"O espírito que cultiva sua essência distinta está ameaçado a cada passo pelas coisas às quais se recusa. Quando a atenção - o maior de seus privilégios - o abandona, cede às tentações das quais quis fugir, ou torna-se vítima de mistérios impuros...Quem não conhece esses medos, esses estremecimentos, essas vertigens que nos aproximam do animal e dos problemas últimos? Nossos joelhos tremem sem dobrar-se; nossas mãos se buscam sem juntar-se; nossos olhos se erguem e não distinguem nada... Conservamos este orgulho vertical que confirma nossa coragem; este horror dos gestos que nos preserva das efusões; e o socorro das pálpebras para cobrir olhares ridiculamente inefáveis. Nosso deslize está próximo, mas não é inevitável; o acidente curioso, mas nada novo; um sorriso já aponta no horizonte de nossos terrores..., não nos precipitaremos na oração ... Pois afinal de contas, Ele não deve triunfar; sua maiúscula deve ser comprometida por nossa ironia; que os calafrios que provoca sejam dissolvidos por nosso coração.
Se tal ser existisse verdadeiramente, se nossas fraquezas superassem nossas resoluções e nossas profundidades ultrapassassem nossos exames, então por que pensar ainda, se nossas dificuldades já estariam resolvidas, nossas interrogações suspensas e nossos temores apaziguados? Seria fácil demais. Todo absoluto - pessoal ou abstrato - é uma forma de escamotear os problemas; e não só os problemas, mas também sua raiz, que não é outra coisa senão um pânico dos sentidos.
Deus: queda perpendicular sobre nosso pavor, salvação caindo como um raio em meio a nossas buscas que nenhuma esperança engana, anulação sem paliativos de nosso orgulho inconsolado e voluntariamente inconsolável, avanço do indivíduo por um desvio, paralisação da alma por falta de inquietudes...
Existe maior renúncia do que a fé? É verdade que sem ela nos embrenhamos em uma infinidade de becos sem saída. Mas mesmo sabendo que nada pode levar a nada, que o universo é apenas um subproduto de nossa tristeza, por que sacrificaríamos este prazer de tropeçar e esmagar a cabeça contra a terra e o céu?
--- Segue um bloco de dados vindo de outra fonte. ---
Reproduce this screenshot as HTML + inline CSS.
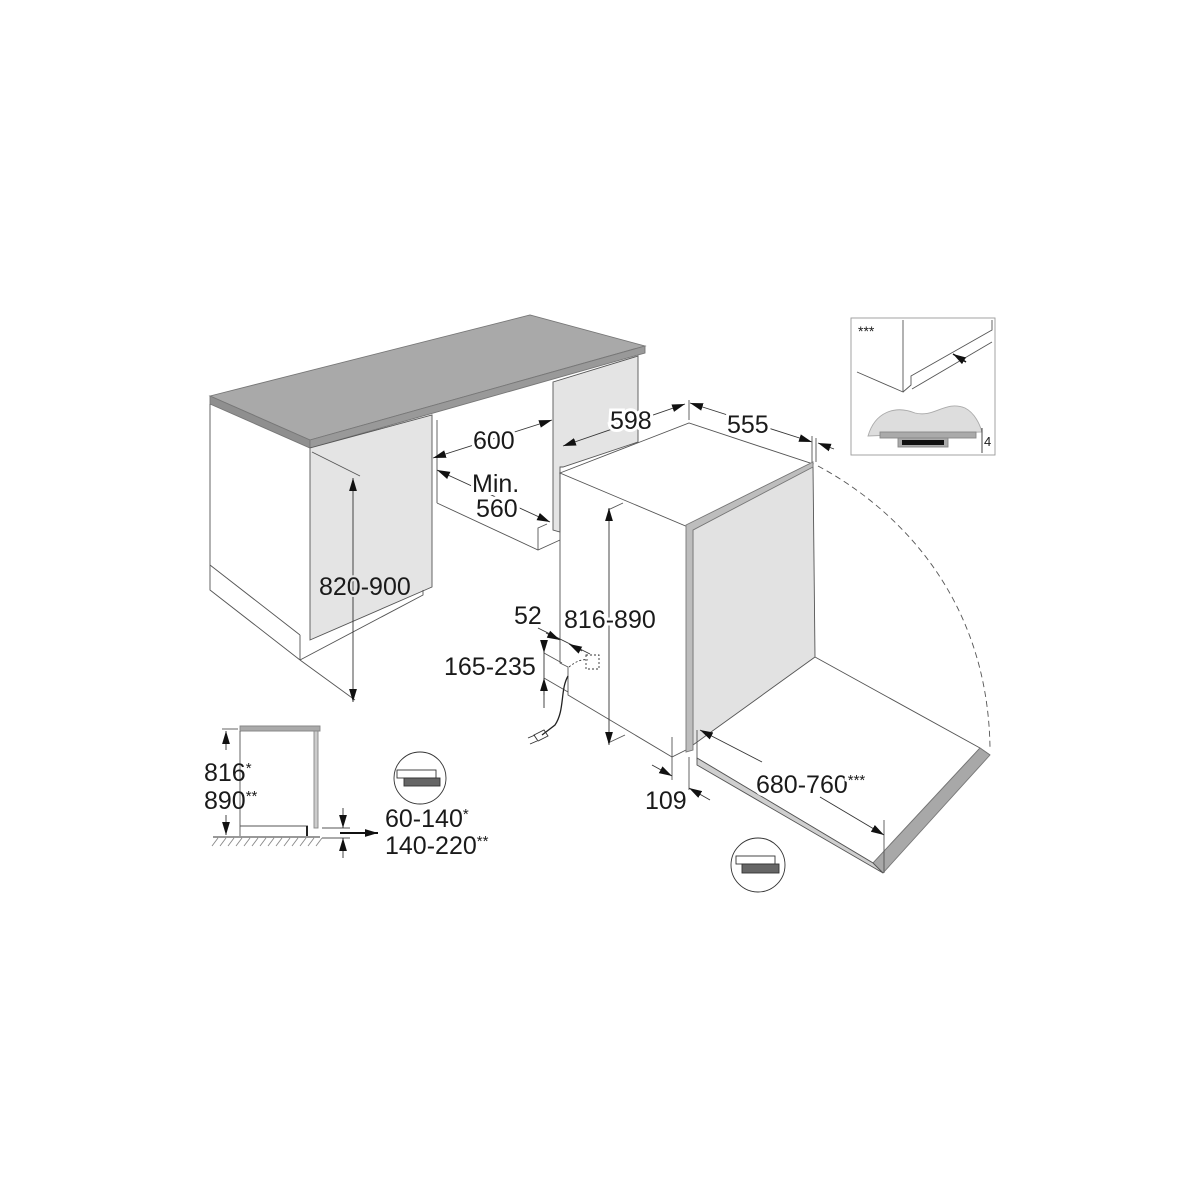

As soluções que nos propõe nossa covardia ancestral são as piores deserções ao nosso dever de decência intelectual. Equivocar-se, viver e morrer enganados, isto é o que fazem os homens. Mas existe uma dignidade que nos preserva de desaparecer em Deus e que transforma todos os nossos instantes em orações que não faremos jamais".